Selain beberapa supermarket, seperti Matahari, Hero Supermarket dan Giant dan Transmart lebih dulu menutup gerainya yang ada di Kota Bandung.

Menanggapi hal ini Ketua Umum Asosiasi Pengusaha Ritel Indonesia (Aprindo) Roy Nicholas Mandey mengakui, kondisi pertumbuhan ritel pada semester I 2024 hanya berada pada level 4,1 persen sampai dengan 4,2 persen.

Pertumbuhan ini justru lebih rendah bila dibandingkan dengan periode yang sama  pada 2023 lalu, yaitu 4,8-4,9 persen.

Selanjutnya pada Kuartal II-2024 malah turun dikisaran 3,5 persen sampai 4 persen. Meski begitu, Roy optimis pertumbuhan ritel belum berada di level negatif.

‘’Kami mengakui telah terjadi perlambatan sejak tiga bulan lalu, atau tepatnya setelah momentum Lebaran Idul Fitri,’’ ujar Roy dalam keterangannya belum lama ini.

Lambatnya pertumbuhan ini dikarenakan dampak dari terjadinya Deflasi. Dimana tingkat daya beli masyarakat mengalami penurunan.
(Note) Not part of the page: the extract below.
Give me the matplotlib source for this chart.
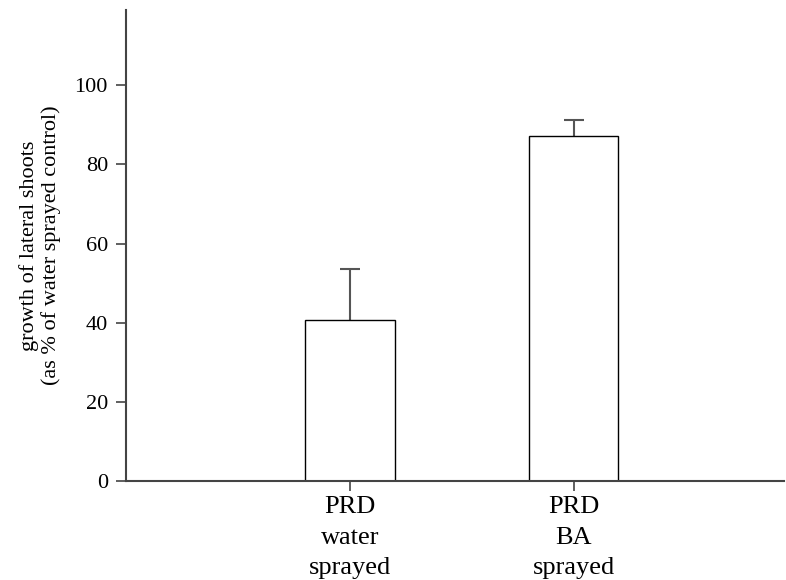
import matplotlib.pyplot as plt

# data
categories = ["PRD\nwater\nsprayed", "PRD\nBA\nsprayed"]
growth = [40.7, 87.1]
err_up = [12.8, 4.1]
positions = [1, 2]

plt.rcParams['font.family'] = ['Liberation Serif', 'DejaVu Serif']

fig = plt.figure(figsize=(7.86, 5.8), dpi=100)
ax = fig.add_axes([0.1603, 0.1707, 0.9975 - 0.1603, 0.9828 - 0.1707])

ax.bar(positions, growth, width=0.40, color="white", edgecolor="black",
       linewidth=1.0, zorder=2)
eb = ax.errorbar(positions, growth, yerr=[[0, 0], err_up], fmt="none",
                 ecolor="#555555", elinewidth=1.5, capsize=7, capthick=1.5,
                 zorder=1)
eb[1][0].set_visible(False)  # only the upper cap is drawn

ax.set_xlim(0, 2.94)
ax.set_ylim(0, 119)
ax.set_yticks([0, 20, 40, 60, 80, 100])
ax.set_xticks(positions)
ax.set_xticklabels(categories, fontsize=19, linespacing=1.5)
ax.tick_params(axis="y", labelsize=16, length=7, width=1.2, color="#444444", pad=6)
ax.tick_params(axis="x", length=7, width=1.2, color="#444444", pad=4)

for side in ["top", "right"]:
    ax.spines[side].set_visible(False)
for side in ["left", "bottom"]:
    ax.spines[side].set_linewidth(1.5)
    ax.spines[side].set_color("#444444")

ax.set_ylabel("growth of lateral shoots\n(as % of water sprayed control)",
              fontsize=16, linespacing=1.15, labelpad=10)

fig.savefig("out.png", dpi=100)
Selain itu, fenomena maraknya pemutusan hubungan kerja berimbas kepada penurunan kemampuan ekonomi masyarakat.

‘’Yang tak kalah penting adalah kenaikan suku bunga menjadi faktor dari menurunnya daya beli masyarakat itu sendiri,’’ ujarnya.

Terjadinya Deflasi disebakan karena penurunan permintaan artinya konsumen menahan belanja untuk kebutuhan konsumtif.

Dampak lainnya karena suku bungan bank naik berimbas kepada kelompok masyarakat menengah yang kewalahan membayar tagihan kredit bunga bank.